Keep in mind if you do watch it that it was shot in 720 in a BestBuy Insignia camera (with no magnification in the camera itself) that I bought on closeout for $20, so watching it on a 4K monitor I'd recommend keeping it in YouTube's default play size to keep it closer to 1:1 (to prevent artificial over-scaling to 4K width to mess up the view.) Please note the crater terracing in the clear 'seeing' moments. You wanted high magnification, here it is. I'm not saying this is diffraction limited, I'm not saying this is 1/10th-1/4th or anything about the mirror figure, I'm just showing how it performs AS-IS. I guess the quality may not be good to some people, but I'm OK with the apparent sub-arc second resolution (in the planet images features obviously smaller than the jovian moon and the Cassini division), even if it might not be getting all the way to the 0.57 arc second theoretical limit of an 8" (and ignoring atmospheric turbulence/diffraction being a wrench in the works of getting there); I'm somewhat disinclined to check the mirror figure(s) soon (but maybe someday when it's re-coated?)
Jason H.
Very nice moon shots but again these are low power images so not at a magnification to be diffraction limited. That is just math behind the imaging so they are not a critical test of optical quality.

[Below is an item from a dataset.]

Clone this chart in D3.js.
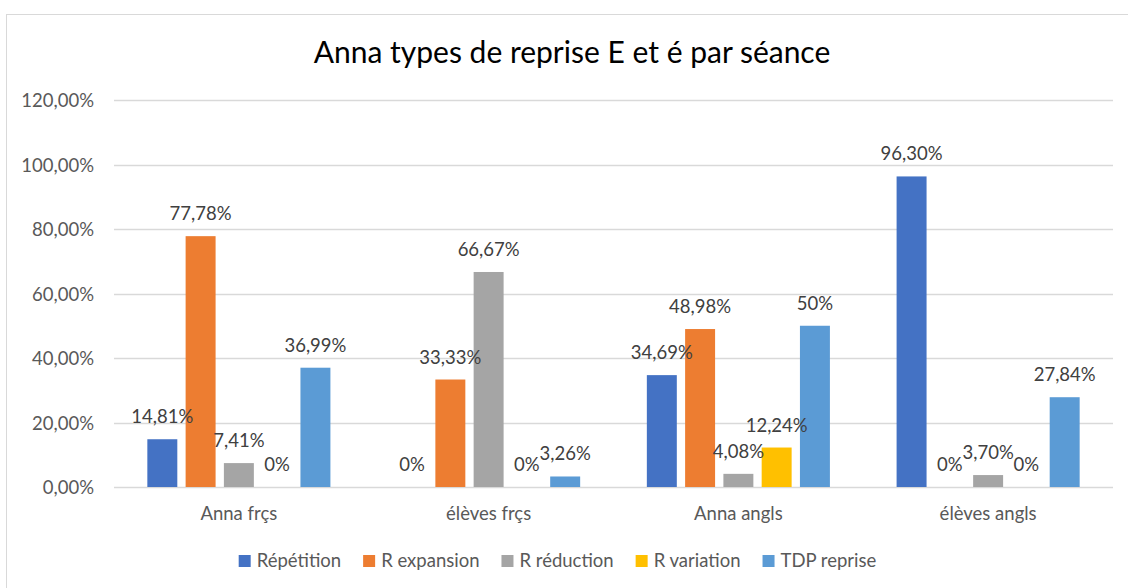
<!DOCTYPE html>
<html><head><meta charset="utf-8">
<script src="https://cdn.jsdelivr.net/npm/d3@7"></script>
<style>body{margin:0;background:#fff;} text{font-family:Lato, "Open Sans", sans-serif;}</style>
</head><body><svg id="c" width="1128" height="588"></svg>
<script>
const categories = ["Anna frçs","élèves frçs","Anna angls","élèves angls"];
const seriesNames = ["Répétition","R expansion","R réduction","R variation","TDP reprise"];
const repetition = [14.81, 0, 34.69, 96.30];
const rExpansion = [77.78, 33.33, 48.98, 0];
const rReduction = [7.41, 66.67, 4.08, 3.70];
const rVariation = [0, 0, 12.24, 0];
const tdpReprise = [36.99, 3.26, 50, 27.84];
const yTicks = [0,20,40,60,80,100,120];
const colors = ["#4472C4","#ED7D31","#A5A5A5","#FFC000","#5B9BD5"];
const title = "Anna types de reprise E et é par séance";

const seriesValues = [repetition, rExpansion, rReduction, rVariation, tdpReprise];
const svg = d3.select("#c");

svg.append("rect").attr("x",6.5).attr("y",14.5).attr("width",1140).attr("height",600)
  .attr("fill","#fff").attr("stroke","#d9d9d9").attr("stroke-width",1);

const left = 114, right = 1113, y0 = 487, yTop = 100;
const y = d3.scaleLinear().domain([0,120]).range([y0, yTop]);
const x0 = d3.scaleBand().domain(categories).range([left,right]).paddingInner(0.267).paddingOuter(0.1335);
const x1 = d3.scaleBand().domain(seriesNames).range([0, x0.bandwidth()]).paddingInner(0.217).paddingOuter(0);

svg.append("text").attr("x",572).attr("y",63).attr("text-anchor","middle")
  .attr("font-size",30).attr("fill","#000").text(title);

// grid
const g = svg.append("g");
g.selectAll("line.grid").data(yTicks).join("line")
  .attr("x1",left).attr("x2",right)
  .attr("y1",d=>Math.round(y(d))+0.5).attr("y2",d=>Math.round(y(d))+0.5)
  .attr("stroke","#d9d9d9").attr("stroke-width",1.3);

const fmtTick = v => v.toFixed(2).replace(".",",") + "%";
g.selectAll("text.tick").data(yTicks).join("text")
  .attr("x",94).attr("y",d=>y(d)+7).attr("text-anchor","end")
  .attr("font-size",18.5).attr("fill","#595959").text(fmtTick);

// bars
const fmtLabel = v => Number.isInteger(v) ? v + "%" : v.toFixed(2).replace(".",",") + "%";
const flat = [];
categories.forEach((c,ci)=>seriesNames.forEach((s,si)=>flat.push({c, s, si, v: seriesValues[si][ci]})));
svg.append("g").selectAll("rect").data(flat).join("rect")
  .attr("x",d=>x0(d.c)+x1(d.s)).attr("width",x1.bandwidth())
  .attr("y",d=>y(d.v)).attr("height",d=>y0 - y(d.v))
  .attr("fill",d=>colors[d.si]);

svg.append("g").selectAll("text").data(flat).join("text")
  .attr("x",d=>x0(d.c)+x1(d.s)+x1.bandwidth()/2).attr("y",d=>y(d.v)-16)
  .attr("text-anchor","middle").attr("font-size",18.5).attr("fill","#404040")
  .text(d=>fmtLabel(d.v));

// category labels
svg.append("g").selectAll("text").data(categories).join("text")
  .attr("x",d=>x0(d)+x0.bandwidth()/2).attr("y",520).attr("text-anchor","middle")
  .attr("font-size",18.5).attr("fill","#595959").text(d=>d);

// legend
const lg = svg.append("g");
const items = lg.selectAll("g").data(seriesNames).join("g");
items.append("rect").attr("width",12).attr("height",12).attr("y",555).attr("fill",(d,i)=>colors[i]);
items.append("text").attr("x",18).attr("y",567).attr("font-size",18.5).attr("fill","#595959").text(d=>d);
const gap = 22;
let xs = 0; const pos = [];
items.each(function(d){ const w = d3.select(this).select("text").node().getComputedTextLength(); pos.push(xs); xs += 18 + w + gap; });
const total = xs - gap;
const start = 557.5 - total/2;
items.attr("transform",(d,i)=>`translate(${start+pos[i]},0)`);
</script></body></html>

Look at the wonderful images Schmidt camera produce but these are low power wide angle views. The optical error only have to be smaller then the grains on film or the pixel size not to be visible. So these optics are not operating at diffraction limits. It is same with many day modern day optics. Binoculars are another typical example. The objectives are usually F/3 achromats so they have about 1/2 wave or worse of chromatic aberration but since they have fixed low power magnification the chromatic aberration isn't magnified enough to become objectionable.
- Dave
Edited by Jason H., 21 February 2021 - 03:39 PM.